= WHAT YOU NEED TO DO =
Where the data below has the string "matplotlib", return the whole line.

........

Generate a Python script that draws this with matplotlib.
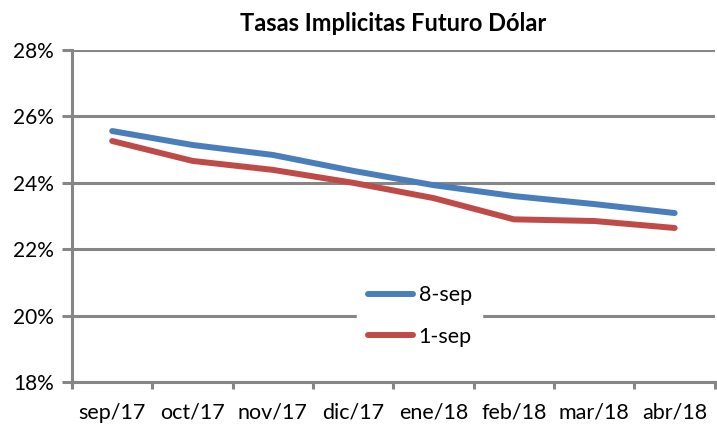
import matplotlib.pyplot as plt
import numpy as np
from matplotlib.ticker import FuncFormatter, FixedLocator

meses = ["sep/17", "oct/17", "nov/17", "dic/17", "ene/18", "feb/18", "mar/18", "abr/18"]
tasa_8sep = [25.56, 25.14, 24.84, 24.36, 23.93, 23.60, 23.36, 23.09]
tasa_1sep = [25.26, 24.66, 24.39, 24.00, 23.54, 22.90, 22.85, 22.64]

plt.rcParams['font.family'] = ['Lato', 'DejaVu Sans']

gris = '#868686'
fig = plt.figure(figsize=(7.17, 4.24), dpi=100)
ax = fig.add_axes([0.1004, 0.099, 0.8966, 0.783])

x = np.arange(len(meses))
ax.plot(x, tasa_8sep, color='#4A7EBB', lw=4.3, solid_capstyle='round', label='8-sep', zorder=3)
ax.plot(x, tasa_1sep, color='#BE4B48', lw=4.3, solid_capstyle='round', label='1-sep', zorder=3)

ax.set_ylim(18, 28)
ax.set_xlim(-0.5, len(meses) - 0.5)
ax.set_yticks(np.arange(18, 29, 2))
ax.yaxis.set_major_formatter(FuncFormatter(lambda v, p: '%d%%' % v))
ax.grid(axis='y', color=gris, lw=2.2, zorder=1)

ax.set_xticks(x)
ax.set_xticklabels(meses)
ax.xaxis.set_minor_locator(FixedLocator(np.arange(-0.5, len(meses), 1)))
ax.tick_params(axis='x', which='major', length=0, pad=15, labelsize=15.5)
ax.tick_params(axis='x', which='minor', length=5, width=2.2, color=gris, direction='out')
ax.tick_params(axis='y', length=7, width=2.2, color=gris, direction='out', pad=6, labelsize=15)

for s in ['top', 'right']:
    ax.spines[s].set_visible(False)
for s in ['left', 'bottom']:
    ax.spines[s].set_color(gris)
    ax.spines[s].set_linewidth(2.2)

ax.set_title('Tasas Implicitas Futuro Dólar', fontsize=17, fontweight='bold', pad=14)

leg = ax.legend(loc='center', bbox_to_anchor=(0.541, 0.199), frameon=True, fontsize=15.5,
                handlelength=2.1, labelspacing=1.0, borderpad=0.5, handletextpad=0.25,
                borderaxespad=0)
leg.get_frame().set_facecolor('white')
leg.get_frame().set_edgecolor('white')
leg.get_frame().set_alpha(1)
leg.set_zorder(5)

fig.savefig('out.png', dpi=100)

........

= WRITTEN REPLY =
Generate a Python script that draws this with matplotlib.
import matplotlib.pyplot as plt
from matplotlib.ticker import FuncFormatter, FixedLocator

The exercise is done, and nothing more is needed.